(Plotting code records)
* * * * * * * * *

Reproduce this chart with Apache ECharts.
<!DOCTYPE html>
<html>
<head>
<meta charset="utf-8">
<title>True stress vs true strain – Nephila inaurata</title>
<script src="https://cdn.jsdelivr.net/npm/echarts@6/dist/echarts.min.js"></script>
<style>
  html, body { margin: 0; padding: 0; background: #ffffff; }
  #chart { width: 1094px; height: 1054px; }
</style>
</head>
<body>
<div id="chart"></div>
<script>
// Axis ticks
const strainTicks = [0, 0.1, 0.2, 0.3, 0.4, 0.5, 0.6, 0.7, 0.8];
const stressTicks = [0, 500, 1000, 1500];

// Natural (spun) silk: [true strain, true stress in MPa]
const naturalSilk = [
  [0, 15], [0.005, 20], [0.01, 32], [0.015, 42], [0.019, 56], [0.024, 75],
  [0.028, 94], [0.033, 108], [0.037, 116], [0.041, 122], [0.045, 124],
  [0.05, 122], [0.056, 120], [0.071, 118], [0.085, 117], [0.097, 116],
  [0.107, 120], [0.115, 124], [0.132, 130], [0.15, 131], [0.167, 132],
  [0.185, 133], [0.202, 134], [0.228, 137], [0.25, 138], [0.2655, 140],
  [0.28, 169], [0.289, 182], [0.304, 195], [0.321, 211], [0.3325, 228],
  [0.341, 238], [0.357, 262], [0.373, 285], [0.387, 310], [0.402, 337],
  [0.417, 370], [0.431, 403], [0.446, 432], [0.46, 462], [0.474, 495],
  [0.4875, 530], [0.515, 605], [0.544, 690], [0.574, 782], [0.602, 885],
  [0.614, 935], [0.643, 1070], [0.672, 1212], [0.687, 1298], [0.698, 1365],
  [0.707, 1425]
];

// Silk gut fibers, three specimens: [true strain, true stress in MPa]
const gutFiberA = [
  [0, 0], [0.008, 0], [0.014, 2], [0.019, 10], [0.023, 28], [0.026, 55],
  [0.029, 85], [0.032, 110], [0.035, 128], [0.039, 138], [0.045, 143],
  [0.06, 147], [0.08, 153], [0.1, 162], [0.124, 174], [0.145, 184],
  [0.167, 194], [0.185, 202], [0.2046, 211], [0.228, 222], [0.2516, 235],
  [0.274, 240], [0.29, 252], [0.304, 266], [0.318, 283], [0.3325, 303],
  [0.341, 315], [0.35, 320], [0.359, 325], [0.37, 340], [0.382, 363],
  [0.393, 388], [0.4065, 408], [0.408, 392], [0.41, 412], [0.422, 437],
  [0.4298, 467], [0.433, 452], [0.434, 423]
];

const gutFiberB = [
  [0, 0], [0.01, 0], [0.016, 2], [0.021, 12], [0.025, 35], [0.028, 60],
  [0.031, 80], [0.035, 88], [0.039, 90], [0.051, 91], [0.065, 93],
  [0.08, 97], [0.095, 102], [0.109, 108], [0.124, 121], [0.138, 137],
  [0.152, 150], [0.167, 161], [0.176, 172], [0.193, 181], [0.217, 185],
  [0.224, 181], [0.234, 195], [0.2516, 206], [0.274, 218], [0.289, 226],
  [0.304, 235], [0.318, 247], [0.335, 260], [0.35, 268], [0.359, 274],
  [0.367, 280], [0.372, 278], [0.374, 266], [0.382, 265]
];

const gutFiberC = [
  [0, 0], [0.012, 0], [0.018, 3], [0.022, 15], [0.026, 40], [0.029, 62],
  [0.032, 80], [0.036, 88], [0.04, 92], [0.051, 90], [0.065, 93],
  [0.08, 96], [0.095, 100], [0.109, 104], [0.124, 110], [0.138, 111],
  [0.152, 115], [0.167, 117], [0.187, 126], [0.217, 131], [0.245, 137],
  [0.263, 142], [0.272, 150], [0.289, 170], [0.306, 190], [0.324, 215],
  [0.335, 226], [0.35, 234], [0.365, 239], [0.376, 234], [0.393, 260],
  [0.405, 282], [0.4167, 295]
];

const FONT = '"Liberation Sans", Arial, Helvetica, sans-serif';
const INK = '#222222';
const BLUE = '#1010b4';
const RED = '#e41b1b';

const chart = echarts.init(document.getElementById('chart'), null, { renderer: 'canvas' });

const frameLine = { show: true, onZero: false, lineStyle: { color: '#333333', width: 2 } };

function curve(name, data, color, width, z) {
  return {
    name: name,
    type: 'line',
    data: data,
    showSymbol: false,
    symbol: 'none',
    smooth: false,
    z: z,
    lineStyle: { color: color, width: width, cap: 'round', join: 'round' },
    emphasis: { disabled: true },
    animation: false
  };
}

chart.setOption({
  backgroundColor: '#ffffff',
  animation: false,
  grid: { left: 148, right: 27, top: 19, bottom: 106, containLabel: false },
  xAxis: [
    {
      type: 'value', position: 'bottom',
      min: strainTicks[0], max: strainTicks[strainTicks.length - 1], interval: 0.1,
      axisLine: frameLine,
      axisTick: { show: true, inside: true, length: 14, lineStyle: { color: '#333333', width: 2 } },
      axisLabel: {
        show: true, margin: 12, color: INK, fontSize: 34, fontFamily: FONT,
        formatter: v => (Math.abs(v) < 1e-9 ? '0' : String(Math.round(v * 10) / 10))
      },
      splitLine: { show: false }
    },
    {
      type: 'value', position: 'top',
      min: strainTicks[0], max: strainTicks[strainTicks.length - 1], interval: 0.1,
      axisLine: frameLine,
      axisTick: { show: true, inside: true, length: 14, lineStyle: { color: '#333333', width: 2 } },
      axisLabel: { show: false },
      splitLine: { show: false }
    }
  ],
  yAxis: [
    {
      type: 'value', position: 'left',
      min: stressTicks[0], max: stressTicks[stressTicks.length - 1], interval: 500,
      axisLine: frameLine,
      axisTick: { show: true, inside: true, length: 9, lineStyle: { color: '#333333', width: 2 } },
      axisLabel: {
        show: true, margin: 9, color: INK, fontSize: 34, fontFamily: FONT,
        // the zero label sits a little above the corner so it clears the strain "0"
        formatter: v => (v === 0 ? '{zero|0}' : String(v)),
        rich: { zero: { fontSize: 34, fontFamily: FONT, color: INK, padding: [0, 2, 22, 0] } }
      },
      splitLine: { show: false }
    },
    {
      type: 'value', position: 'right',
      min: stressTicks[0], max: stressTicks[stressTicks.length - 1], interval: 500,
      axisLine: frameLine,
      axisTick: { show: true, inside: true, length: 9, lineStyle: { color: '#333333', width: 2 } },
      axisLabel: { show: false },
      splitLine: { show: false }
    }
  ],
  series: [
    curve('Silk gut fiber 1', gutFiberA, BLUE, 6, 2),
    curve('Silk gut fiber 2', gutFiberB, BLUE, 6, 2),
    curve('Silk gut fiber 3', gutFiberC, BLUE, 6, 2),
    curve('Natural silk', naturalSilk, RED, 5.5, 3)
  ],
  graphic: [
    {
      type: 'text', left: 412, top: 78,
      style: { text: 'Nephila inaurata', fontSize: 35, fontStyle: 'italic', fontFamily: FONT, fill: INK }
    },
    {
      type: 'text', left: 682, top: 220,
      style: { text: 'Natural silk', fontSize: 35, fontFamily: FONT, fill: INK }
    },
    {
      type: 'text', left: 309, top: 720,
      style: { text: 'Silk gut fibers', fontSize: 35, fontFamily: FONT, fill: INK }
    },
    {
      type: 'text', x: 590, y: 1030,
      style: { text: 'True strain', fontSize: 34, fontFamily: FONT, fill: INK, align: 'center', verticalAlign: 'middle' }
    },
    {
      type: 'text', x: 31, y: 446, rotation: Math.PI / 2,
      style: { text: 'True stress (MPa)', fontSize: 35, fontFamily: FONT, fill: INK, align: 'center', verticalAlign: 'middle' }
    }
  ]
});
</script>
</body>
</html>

* * * * * * * * *

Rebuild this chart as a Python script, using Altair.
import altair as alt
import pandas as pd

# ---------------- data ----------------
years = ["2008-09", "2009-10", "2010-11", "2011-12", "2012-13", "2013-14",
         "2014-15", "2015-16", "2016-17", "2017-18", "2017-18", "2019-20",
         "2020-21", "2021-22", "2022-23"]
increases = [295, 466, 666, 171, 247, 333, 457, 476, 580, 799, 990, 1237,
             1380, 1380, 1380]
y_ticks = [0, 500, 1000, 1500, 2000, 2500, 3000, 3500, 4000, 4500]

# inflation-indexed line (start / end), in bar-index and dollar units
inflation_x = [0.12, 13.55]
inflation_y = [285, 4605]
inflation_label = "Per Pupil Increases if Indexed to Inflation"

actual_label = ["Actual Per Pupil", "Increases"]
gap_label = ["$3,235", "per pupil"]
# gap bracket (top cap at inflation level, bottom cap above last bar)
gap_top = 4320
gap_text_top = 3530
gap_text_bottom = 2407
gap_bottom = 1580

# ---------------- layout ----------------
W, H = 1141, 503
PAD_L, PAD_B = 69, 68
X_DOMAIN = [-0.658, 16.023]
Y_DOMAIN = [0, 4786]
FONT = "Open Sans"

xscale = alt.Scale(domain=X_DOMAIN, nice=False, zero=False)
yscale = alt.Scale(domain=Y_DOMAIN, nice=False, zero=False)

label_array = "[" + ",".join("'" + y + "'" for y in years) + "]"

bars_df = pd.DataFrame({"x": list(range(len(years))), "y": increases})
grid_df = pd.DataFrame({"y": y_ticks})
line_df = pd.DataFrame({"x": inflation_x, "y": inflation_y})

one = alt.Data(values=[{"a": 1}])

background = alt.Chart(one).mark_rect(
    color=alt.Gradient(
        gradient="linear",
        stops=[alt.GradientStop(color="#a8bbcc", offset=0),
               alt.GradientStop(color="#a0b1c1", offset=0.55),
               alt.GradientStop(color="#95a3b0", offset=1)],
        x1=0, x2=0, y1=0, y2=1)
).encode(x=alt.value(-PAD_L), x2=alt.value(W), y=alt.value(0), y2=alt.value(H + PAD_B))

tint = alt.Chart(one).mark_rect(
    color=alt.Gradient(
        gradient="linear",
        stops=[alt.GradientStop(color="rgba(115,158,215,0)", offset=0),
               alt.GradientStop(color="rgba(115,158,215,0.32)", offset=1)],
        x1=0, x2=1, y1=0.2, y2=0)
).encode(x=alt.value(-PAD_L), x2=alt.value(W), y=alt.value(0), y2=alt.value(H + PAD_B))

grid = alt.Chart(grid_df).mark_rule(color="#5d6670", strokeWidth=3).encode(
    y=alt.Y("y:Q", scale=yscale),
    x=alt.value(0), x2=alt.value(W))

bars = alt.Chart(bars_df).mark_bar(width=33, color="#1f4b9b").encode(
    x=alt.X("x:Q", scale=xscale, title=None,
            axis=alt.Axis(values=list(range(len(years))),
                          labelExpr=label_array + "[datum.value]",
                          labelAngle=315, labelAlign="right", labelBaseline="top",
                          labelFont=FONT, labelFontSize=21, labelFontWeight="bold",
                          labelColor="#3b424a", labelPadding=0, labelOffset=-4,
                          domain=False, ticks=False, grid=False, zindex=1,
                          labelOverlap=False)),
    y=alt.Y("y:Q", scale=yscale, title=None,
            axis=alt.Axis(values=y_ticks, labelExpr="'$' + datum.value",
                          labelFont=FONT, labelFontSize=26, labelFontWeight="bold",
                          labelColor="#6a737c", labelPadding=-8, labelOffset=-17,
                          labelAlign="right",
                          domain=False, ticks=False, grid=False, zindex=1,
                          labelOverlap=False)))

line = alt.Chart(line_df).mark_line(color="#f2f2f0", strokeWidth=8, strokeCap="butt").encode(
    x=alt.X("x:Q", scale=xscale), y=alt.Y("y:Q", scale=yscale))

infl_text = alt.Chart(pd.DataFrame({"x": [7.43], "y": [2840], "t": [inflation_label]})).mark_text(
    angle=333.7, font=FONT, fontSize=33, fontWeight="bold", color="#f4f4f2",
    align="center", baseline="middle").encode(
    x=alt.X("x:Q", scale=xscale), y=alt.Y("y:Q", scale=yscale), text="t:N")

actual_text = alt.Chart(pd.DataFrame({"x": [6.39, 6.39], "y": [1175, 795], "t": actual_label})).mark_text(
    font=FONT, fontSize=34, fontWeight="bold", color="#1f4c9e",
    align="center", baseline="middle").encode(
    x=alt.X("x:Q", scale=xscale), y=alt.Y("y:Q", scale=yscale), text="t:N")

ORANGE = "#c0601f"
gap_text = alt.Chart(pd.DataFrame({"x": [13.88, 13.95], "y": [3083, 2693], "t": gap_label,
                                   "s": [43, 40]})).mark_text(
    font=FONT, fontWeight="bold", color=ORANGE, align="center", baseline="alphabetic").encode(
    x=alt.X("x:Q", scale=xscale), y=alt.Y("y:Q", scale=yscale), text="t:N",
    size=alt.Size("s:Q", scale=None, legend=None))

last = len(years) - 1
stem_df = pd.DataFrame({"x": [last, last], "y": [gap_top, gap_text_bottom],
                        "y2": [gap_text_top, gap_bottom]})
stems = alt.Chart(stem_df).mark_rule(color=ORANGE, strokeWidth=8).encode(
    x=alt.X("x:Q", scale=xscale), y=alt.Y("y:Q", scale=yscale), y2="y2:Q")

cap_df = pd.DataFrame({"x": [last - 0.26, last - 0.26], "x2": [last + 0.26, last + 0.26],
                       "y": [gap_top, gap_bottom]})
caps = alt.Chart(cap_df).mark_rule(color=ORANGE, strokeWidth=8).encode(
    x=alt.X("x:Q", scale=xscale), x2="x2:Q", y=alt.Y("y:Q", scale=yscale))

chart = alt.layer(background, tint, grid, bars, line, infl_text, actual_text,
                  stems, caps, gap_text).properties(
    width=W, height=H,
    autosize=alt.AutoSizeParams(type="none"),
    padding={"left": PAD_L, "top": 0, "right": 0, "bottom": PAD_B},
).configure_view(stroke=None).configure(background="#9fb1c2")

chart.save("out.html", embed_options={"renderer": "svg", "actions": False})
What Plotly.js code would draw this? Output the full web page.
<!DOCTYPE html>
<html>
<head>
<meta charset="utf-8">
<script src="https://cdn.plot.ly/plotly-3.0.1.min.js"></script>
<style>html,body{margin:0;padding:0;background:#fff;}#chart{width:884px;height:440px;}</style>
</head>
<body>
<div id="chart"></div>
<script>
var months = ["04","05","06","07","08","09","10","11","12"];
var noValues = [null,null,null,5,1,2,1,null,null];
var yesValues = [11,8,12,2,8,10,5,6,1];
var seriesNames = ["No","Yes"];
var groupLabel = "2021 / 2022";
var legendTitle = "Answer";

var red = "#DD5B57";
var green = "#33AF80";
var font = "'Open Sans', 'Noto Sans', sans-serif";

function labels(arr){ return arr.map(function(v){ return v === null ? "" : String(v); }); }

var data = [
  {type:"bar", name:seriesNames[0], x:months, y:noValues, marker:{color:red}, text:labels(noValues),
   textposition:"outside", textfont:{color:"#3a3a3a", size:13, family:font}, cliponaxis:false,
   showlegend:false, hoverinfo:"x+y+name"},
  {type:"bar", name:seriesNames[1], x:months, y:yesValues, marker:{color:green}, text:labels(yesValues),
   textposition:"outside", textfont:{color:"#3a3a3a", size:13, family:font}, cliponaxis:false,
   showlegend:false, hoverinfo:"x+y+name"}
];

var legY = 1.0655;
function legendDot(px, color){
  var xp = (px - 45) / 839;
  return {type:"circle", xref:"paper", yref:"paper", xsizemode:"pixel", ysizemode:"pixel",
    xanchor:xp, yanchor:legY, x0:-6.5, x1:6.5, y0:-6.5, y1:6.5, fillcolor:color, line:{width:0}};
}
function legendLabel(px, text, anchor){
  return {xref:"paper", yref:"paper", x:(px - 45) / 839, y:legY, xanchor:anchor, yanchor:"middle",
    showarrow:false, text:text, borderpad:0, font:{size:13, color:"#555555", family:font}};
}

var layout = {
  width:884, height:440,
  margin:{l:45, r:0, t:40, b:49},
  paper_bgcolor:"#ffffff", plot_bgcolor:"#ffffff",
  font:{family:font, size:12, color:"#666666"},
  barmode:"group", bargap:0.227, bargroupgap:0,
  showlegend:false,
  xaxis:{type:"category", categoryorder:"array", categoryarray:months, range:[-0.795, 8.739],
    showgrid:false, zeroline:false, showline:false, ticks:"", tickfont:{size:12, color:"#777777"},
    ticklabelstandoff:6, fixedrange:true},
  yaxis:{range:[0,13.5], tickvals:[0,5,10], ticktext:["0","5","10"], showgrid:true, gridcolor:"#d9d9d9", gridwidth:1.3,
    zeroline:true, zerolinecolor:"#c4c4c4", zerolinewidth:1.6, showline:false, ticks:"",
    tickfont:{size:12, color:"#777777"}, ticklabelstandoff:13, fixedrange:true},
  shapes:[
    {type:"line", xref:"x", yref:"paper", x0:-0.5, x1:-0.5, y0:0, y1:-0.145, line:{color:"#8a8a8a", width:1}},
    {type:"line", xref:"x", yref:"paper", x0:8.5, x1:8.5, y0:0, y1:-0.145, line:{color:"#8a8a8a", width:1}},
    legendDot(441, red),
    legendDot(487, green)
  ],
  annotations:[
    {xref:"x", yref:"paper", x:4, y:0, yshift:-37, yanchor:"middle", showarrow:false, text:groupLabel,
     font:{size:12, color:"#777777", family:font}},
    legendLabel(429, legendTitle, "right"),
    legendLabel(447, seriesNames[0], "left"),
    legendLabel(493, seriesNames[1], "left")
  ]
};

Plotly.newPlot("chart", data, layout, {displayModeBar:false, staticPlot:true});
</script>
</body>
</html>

* * * * * * * * *

To be done :: Say how many lines of the data include the string "script". Nothing other than the number should be given.

Output of the task :: 7